Out in the real world the index laws shine brightest with the truly enormous — distances across space, the number of bytes on a drive, the count of atoms in a drop of water. Nobody writes those out in full; they use powers of ten, and the index laws do the maths.
Powers of Ten and a Peek at Scientific Notation
10³ is 1 000 (1 with three zeros), 10⁶ is a million (six zeros). Multiply them and the laws kick in: 10³ × 10⁶ = 10³⁺⁶ = 10⁹ — a billion, nine zeros — and you never wrote a single one of them out. Scientists go further and write things like 2 × 10³⁰ (the rough mass of the Sun in kilograms). That's scientific notation, and you'll meet it properly soon — but the engine underneath it is exactly these index laws.
Simplify, Don't Expand
Asked for 10⁸ ÷ 10⁵? Don't write out a hundred million and divide. Just subtract: 10⁸⁻⁵ = 10³ = 1 000. The whole point of powers is that you stay in this compact form and let the laws carry the size for you.

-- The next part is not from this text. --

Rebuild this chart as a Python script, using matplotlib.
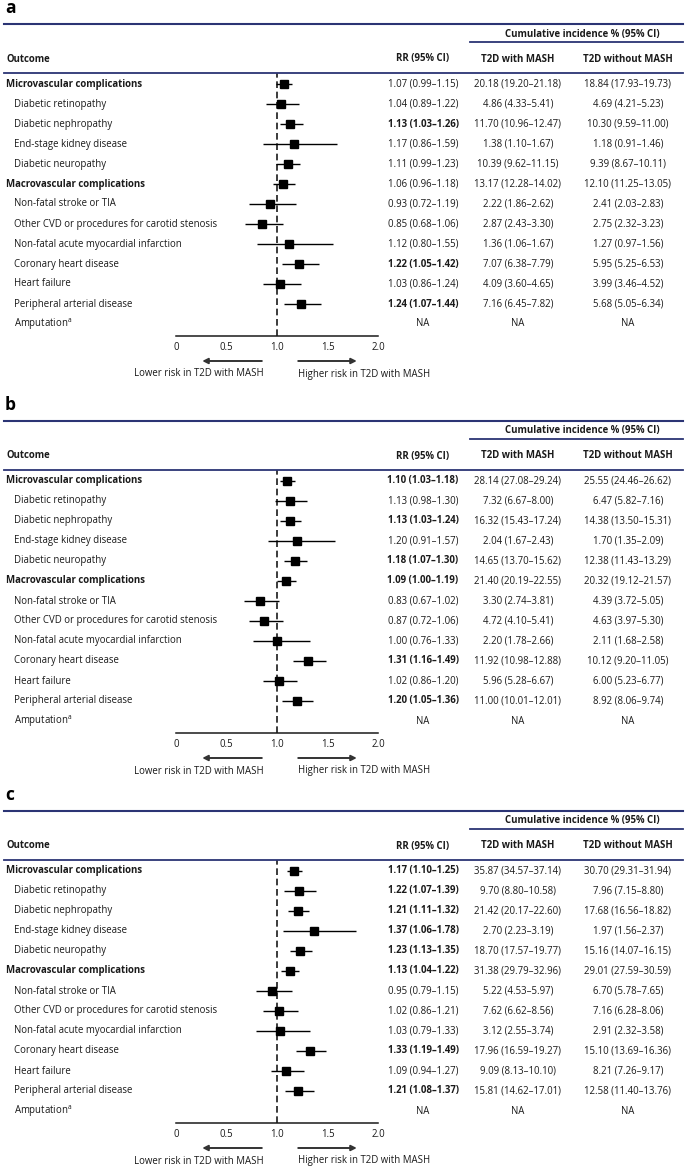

Working Backwards to a Missing Index
Sometimes you're told the result and have to find a piece. If 10? × 10⁴ = 10¹¹, then since multiplying adds the indices you need ? + 4 = 11, so ? = 11 − 4 = 7. Adding built the answer; subtracting undoes it — the same undo-relationship you saw between multiplying and dividing. The reverse mode in the toy lets you feel this.
Why This Is the Finish Line
Expanding factors was the "aha". The four laws made it quick. Naming the four traps made it safe. Taming powers of ten and running a law backwards — that's the bit that shows up in science, in computing, and in every exam question that looks scarier than it is. That's mastery.